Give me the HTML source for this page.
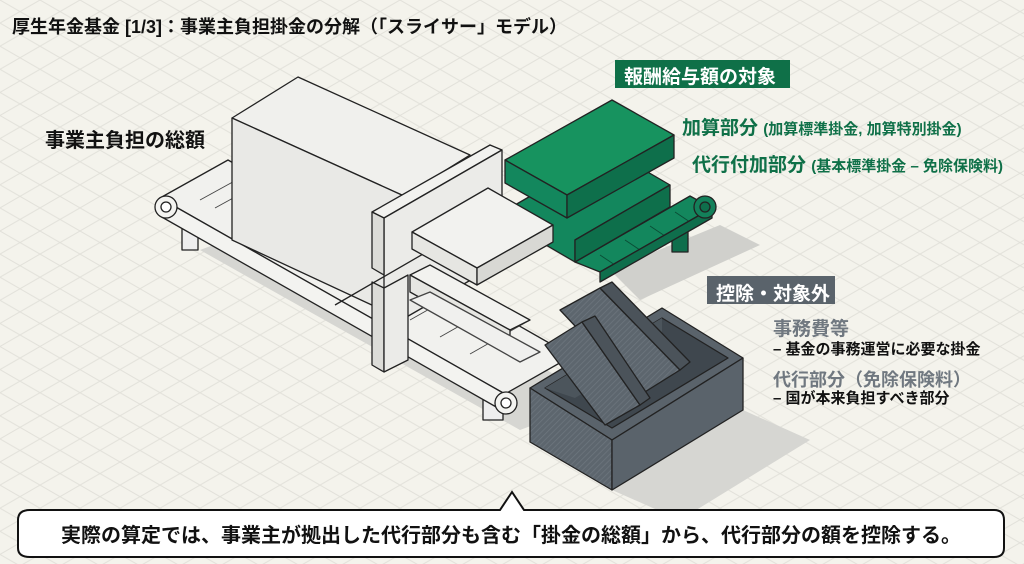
<!DOCTYPE html>
<html><head><meta charset="utf-8"><style>
html,body{margin:0;padding:0;width:1024px;height:564px;overflow:hidden;background:#f4f3ec}
body{position:relative;font-family:"Liberation Sans","Noto Sans CJK JP",sans-serif}
.t{position:absolute;white-space:nowrap;font-weight:bold}
</style></head><body>
<svg width="1024" height="564" style="position:absolute;left:0;top:0">
<defs>
<pattern id="grid" width="40" height="23.1" patternUnits="userSpaceOnUse">
<path d="M0 0 L40 23.1 M0 23.1 L40 0" stroke="#e2e1da" stroke-width="1" fill="none"/>
</pattern>
<pattern id="hatch" width="4" height="4" patternUnits="userSpaceOnUse" patternTransform="rotate(45)">
<rect width="4" height="4" fill="#5d666e"/><line x1="0" y1="0" x2="0" y2="4" stroke="#6d767e" stroke-width="1.5"/>
</pattern>
</defs>
<rect width="1024" height="564" fill="url(#grid)"/>
<g stroke="#222" stroke-width="1.3" stroke-linejoin="round">
<polygon points="200,250 520,430 600,400 280,220" fill="#d6d6d2" stroke="none"/>
<polygon points="610,270 720,225 760,245 640,300" fill="#d0d0cc" stroke="none"/>
<polygon points="612,490 743,410 810,440 680,520" fill="#d6d6d2" stroke="none"/>
<polygon points="182,228 198,228 198,250 182,250" fill="#eee"/>
<polygon points="483,395 503,395 503,420 483,420" fill="#eee"/>
<polygon points="160,198 228,160 572,356 505,394" fill="#f1f1ee"/>
<g stroke="#444" stroke-width="0.9">
<line x1="250" y1="228" x2="300" y2="200"/><line x1="280" y1="245" x2="330" y2="217"/><line x1="310" y1="262" x2="360" y2="234"/><line x1="340" y1="279" x2="390" y2="251"/><line x1="410" y1="320" x2="470" y2="286"/><line x1="440" y1="337" x2="500" y2="303"/><line x1="470" y1="354" x2="530" y2="320"/><line x1="200" y1="200" x2="240" y2="178"/><line x1="215" y1="208" x2="255" y2="186"/>
</g>
<polygon points="160,198 505,394 505,412 160,216" fill="#f3f3f0"/>
<circle cx="166" cy="207" r="11" fill="#f3f3f0"/><circle cx="166" cy="207" r="5" fill="#fff"/>
<circle cx="506" cy="403" r="11" fill="#f3f3f0"/><circle cx="506" cy="403" r="5" fill="#fff"/>
<!-- green belt -->
<polygon points="672,232 688,232 688,252 672,252" fill="#0f6e4c"/>
<polygon points="575,262 690,196 712,208 600,272" fill="#13875d"/>
<g stroke="#0a4d35" stroke-width="0.9">
<line x1="600" y1="255" x2="615" y2="265"/><line x1="625" y1="240" x2="640" y2="250"/><line x1="650" y1="226" x2="665" y2="236"/><line x1="675" y1="212" x2="690" y2="222"/>
</g>
<polygon points="600,272 712,208 712,218 600,282" fill="#0f6e4c"/>
<circle cx="705" cy="207" r="11" fill="#13805a"/><circle cx="705" cy="207" r="5" fill="#0f6e4c"/>
<polygon points="515,205 610,150 670,185 575,240 575,262 515,227" fill="#13875d"/>
<polygon points="575,240 670,185 670,207 575,262" fill="#0e6f4b"/>
<polygon points="505,160 612,100 674,135 567,195" fill="#17935f"/>
<polygon points="505,160 567,195 567,218 505,183" fill="#13875d"/>
<polygon points="567,195 674,135 674,158 567,218" fill="#0e6f4b"/>
<polygon points="232,118 298,77 470,155 404,196" fill="#f0f0ed"/>
<polygon points="232,118 404,196 404,320 232,240" fill="#e9e9e6"/>
<polygon points="372,212 490,145 502,150 384,218" fill="#f2f2ef"/>
<polygon points="384,218 502,150 502,262 384,330" fill="#ebebe8"/>
<polygon points="372,212 384,218 384,275 372,268" fill="#dcdcd8"/>
<polygon points="372,282 384,288 384,372 372,365" fill="#dcdcd8"/>
<polygon points="384,288 408,275 408,360 384,372" fill="#ebebe8"/>
<line x1="335" y1="305" x2="430" y2="250"/>
<polygon points="410,275 510,330 530,320 430,265" fill="#f2f2ef"/>
<polygon points="410,275 510,330 510,348 410,292" fill="#e6e6e2"/>
<polygon points="410,300 520,362 540,352 430,292" fill="#f0f0ee" stroke="#444"/>
<polygon points="412,232 488,188 553,225 477,268" fill="#f2f2ef"/>
<polygon points="412,232 477,268 477,285 412,249" fill="#e6e6e2"/>
<polygon points="477,268 553,225 553,242 477,285" fill="#d8d8d4"/>
<polygon points="530,388 662,308 743,358 612,440" fill="#5a636b"/>
<polygon points="545,388 662,318 728,358 612,428" fill="#3f474e"/>
<polygon points="545,388 662,318 662,345 575,398" fill="#4c555c" stroke="none"/>
<polygon points="560,310 600,288 680,370 640,395" fill="url(#hatch)"/>
<polygon points="600,288 612,282 690,362 680,370" fill="#4b535a"/>
<polygon points="545,345 582,322 640,405 605,425" fill="url(#hatch)"/>
<polygon points="582,322 595,316 650,398 640,405" fill="#4b535a"/>
<polygon points="530,388 612,440 612,490 530,442" fill="url(#hatch)"/>
<polygon points="612,440 743,358 743,410 612,490" fill="#5a636b"/>
</g>
<path d="M30 510 H500 L512 492 L524 510 H994 Q1004 510 1004 520 V548 Q1004 557 994 557 H30 Q18 557 18 548 V520 Q18 510 30 510 Z" fill="#fff" stroke="#111" stroke-width="2"/>
<rect x="615" y="60" width="175" height="28" fill="#0f7048"/>
<rect x="707" y="276" width="128" height="28" fill="#5a636b"/>
</svg>
<div class="t" style="left:12px;top:13px;font-size:18px;color:#111">厚生年金基金 [1/3]：事業主負担掛金の分解（「スライサー」モデル）</div>
<div class="t" style="left:45px;top:124px;font-size:20px;color:#111">事業主負担の総額</div>
<div class="t" style="left:624px;top:62px;font-size:19px;color:#fff">報酬給与額の対象</div>
<div class="t" style="left:682px;top:113px;font-size:19px;color:#0f7048">加算部分 <span style="font-size:15px">(加算標準掛金, 加算特別掛金)</span></div>
<div class="t" style="left:692px;top:150px;font-size:19px;color:#0f7048">代行付加部分 <span style="font-size:15px">(基本標準掛金 – 免除保険料)</span></div>
<div class="t" style="left:716px;top:279px;font-size:19px;color:#fff">控除・対象外</div>
<div class="t" style="left:773px;top:314px;font-size:19px;color:#707880">事務費等</div>
<div class="t" style="left:773px;top:338px;font-size:15px;color:#111">– 基金の事務運営に必要な掛金</div>
<div class="t" style="left:773px;top:366px;font-size:18px;color:#707880">代行部分（免除保険料）</div>
<div class="t" style="left:773px;top:387px;font-size:15px;color:#111">– 国が本来負担すべき部分</div>
<div class="t" style="left:18px;width:986px;top:519px;text-align:center;font-size:20px;color:#111">実際の算定では、事業主が拠出した代行部分も含む「掛金の総額」から、代行部分の額を控除する。</div>
</body></html>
---------------
Task directions: Every line of the data above should be quoted exactly. Omit the pictures.

Solution to this problem:
Give me the HTML source for this page.
<!DOCTYPE html>
<html><head><meta charset="utf-8"><style>
html,body{margin:0;padding:0;width:1024px;height:564px;overflow:hidden;background:#f4f3ec}
body{position:relative;font-family:"Liberation Sans","Noto Sans CJK JP",sans-serif}
.t{position:absolute;white-space:nowrap;font-weight:bold}
</style></head><body>
<svg width="1024" height="564" style="position:absolute;left:0;top:0">
<defs>
<pattern id="grid" width="40" height="23.1" patternUnits="userSpaceOnUse">
<path d="M0 0 L40 23.1 M0 23.1 L40 0" stroke="#e2e1da" stroke-width="1" fill="none"/>
</pattern>
<pattern id="hatch" width="4" height="4" patternUnits="userSpaceOnUse" patternTransform="rotate(45)">
<rect width="4" height="4" fill="#5d666e"/><line x1="0" y1="0" x2="0" y2="4" stroke="#6d767e" stroke-width="1.5"/>
</pattern>
</defs>
<rect width="1024" height="564" fill="url(#grid)"/>
<g stroke="#222" stroke-width="1.3" stroke-linejoin="round">
<polygon points="200,250 520,430 600,400 280,220" fill="#d6d6d2" stroke="none"/>
<polygon points="610,270 720,225 760,245 640,300" fill="#d0d0cc" stroke="none"/>
<polygon points="612,490 743,410 810,440 680,520" fill="#d6d6d2" stroke="none"/>
<polygon points="182,228 198,228 198,250 182,250" fill="#eee"/>
<polygon points="483,395 503,395 503,420 483,420" fill="#eee"/>
<polygon points="160,198 228,160 572,356 505,394" fill="#f1f1ee"/>
<g stroke="#444" stroke-width="0.9">
<line x1="250" y1="228" x2="300" y2="200"/><line x1="280" y1="245" x2="330" y2="217"/><line x1="310" y1="262" x2="360" y2="234"/><line x1="340" y1="279" x2="390" y2="251"/><line x1="410" y1="320" x2="470" y2="286"/><line x1="440" y1="337" x2="500" y2="303"/><line x1="470" y1="354" x2="530" y2="320"/><line x1="200" y1="200" x2="240" y2="178"/><line x1="215" y1="208" x2="255" y2="186"/>
</g>
<polygon points="160,198 505,394 505,412 160,216" fill="#f3f3f0"/>
<circle cx="166" cy="207" r="11" fill="#f3f3f0"/><circle cx="166" cy="207" r="5" fill="#fff"/>
<circle cx="506" cy="403" r="11" fill="#f3f3f0"/><circle cx="506" cy="403" r="5" fill="#fff"/>
<!-- green belt -->
<polygon points="672,232 688,232 688,252 672,252" fill="#0f6e4c"/>
<polygon points="575,262 690,196 712,208 600,272" fill="#13875d"/>
<g stroke="#0a4d35" stroke-width="0.9">
<line x1="600" y1="255" x2="615" y2="265"/><line x1="625" y1="240" x2="640" y2="250"/><line x1="650" y1="226" x2="665" y2="236"/><line x1="675" y1="212" x2="690" y2="222"/>
</g>
<polygon points="600,272 712,208 712,218 600,282" fill="#0f6e4c"/>
<circle cx="705" cy="207" r="11" fill="#13805a"/><circle cx="705" cy="207" r="5" fill="#0f6e4c"/>
<polygon points="515,205 610,150 670,185 575,240 575,262 515,227" fill="#13875d"/>
<polygon points="575,240 670,185 670,207 575,262" fill="#0e6f4b"/>
<polygon points="505,160 612,100 674,135 567,195" fill="#17935f"/>
<polygon points="505,160 567,195 567,218 505,183" fill="#13875d"/>
<polygon points="567,195 674,135 674,158 567,218" fill="#0e6f4b"/>
<polygon points="232,118 298,77 470,155 404,196" fill="#f0f0ed"/>
<polygon points="232,118 404,196 404,320 232,240" fill="#e9e9e6"/>
<polygon points="372,212 490,145 502,150 384,218" fill="#f2f2ef"/>
<polygon points="384,218 502,150 502,262 384,330" fill="#ebebe8"/>
<polygon points="372,212 384,218 384,275 372,268" fill="#dcdcd8"/>
<polygon points="372,282 384,288 384,372 372,365" fill="#dcdcd8"/>
<polygon points="384,288 408,275 408,360 384,372" fill="#ebebe8"/>
<line x1="335" y1="305" x2="430" y2="250"/>
<polygon points="410,275 510,330 530,320 430,265" fill="#f2f2ef"/>
<polygon points="410,275 510,330 510,348 410,292" fill="#e6e6e2"/>
<polygon points="410,300 520,362 540,352 430,292" fill="#f0f0ee" stroke="#444"/>
<polygon points="412,232 488,188 553,225 477,268" fill="#f2f2ef"/>
<polygon points="412,232 477,268 477,285 412,249" fill="#e6e6e2"/>
<polygon points="477,268 553,225 553,242 477,285" fill="#d8d8d4"/>
<polygon points="530,388 662,308 743,358 612,440" fill="#5a636b"/>
<polygon points="545,388 662,318 728,358 612,428" fill="#3f474e"/>
<polygon points="545,388 662,318 662,345 575,398" fill="#4c555c" stroke="none"/>
<polygon points="560,310 600,288 680,370 640,395" fill="url(#hatch)"/>
<polygon points="600,288 612,282 690,362 680,370" fill="#4b535a"/>
<polygon points="545,345 582,322 640,405 605,425" fill="url(#hatch)"/>
<polygon points="582,322 595,316 650,398 640,405" fill="#4b535a"/>
<polygon points="530,388 612,440 612,490 530,442" fill="url(#hatch)"/>
<polygon points="612,440 743,358 743,410 612,490" fill="#5a636b"/>
</g>
<path d="M30 510 H500 L512 492 L524 510 H994 Q1004 510 1004 520 V548 Q1004 557 994 557 H30 Q18 557 18 548 V520 Q18 510 30 510 Z" fill="#fff" stroke="#111" stroke-width="2"/>
<rect x="615" y="60" width="175" height="28" fill="#0f7048"/>
<rect x="707" y="276" width="128" height="28" fill="#5a636b"/>
</svg>
<div class="t" style="left:12px;top:13px;font-size:18px;color:#111">厚生年金基金 [1/3]：事業主負担掛金の分解（「スライサー」モデル）</div>
<div class="t" style="left:45px;top:124px;font-size:20px;color:#111">事業主負担の総額</div>
<div class="t" style="left:624px;top:62px;font-size:19px;color:#fff">報酬給与額の対象</div>
<div class="t" style="left:682px;top:113px;font-size:19px;color:#0f7048">加算部分 <span style="font-size:15px">(加算標準掛金, 加算特別掛金)</span></div>
<div class="t" style="left:692px;top:150px;font-size:19px;color:#0f7048">代行付加部分 <span style="font-size:15px">(基本標準掛金 – 免除保険料)</span></div>
<div class="t" style="left:716px;top:279px;font-size:19px;color:#fff">控除・対象外</div>
<div class="t" style="left:773px;top:314px;font-size:19px;color:#707880">事務費等</div>
<div class="t" style="left:773px;top:338px;font-size:15px;color:#111">– 基金の事務運営に必要な掛金</div>
<div class="t" style="left:773px;top:366px;font-size:18px;color:#707880">代行部分（免除保険料）</div>
<div class="t" style="left:773px;top:387px;font-size:15px;color:#111">– 国が本来負担すべき部分</div>
<div class="t" style="left:18px;width:986px;top:519px;text-align:center;font-size:20px;color:#111">実際の算定では、事業主が拠出した代行部分も含む「掛金の総額」から、代行部分の額を控除する。</div>
</body></html>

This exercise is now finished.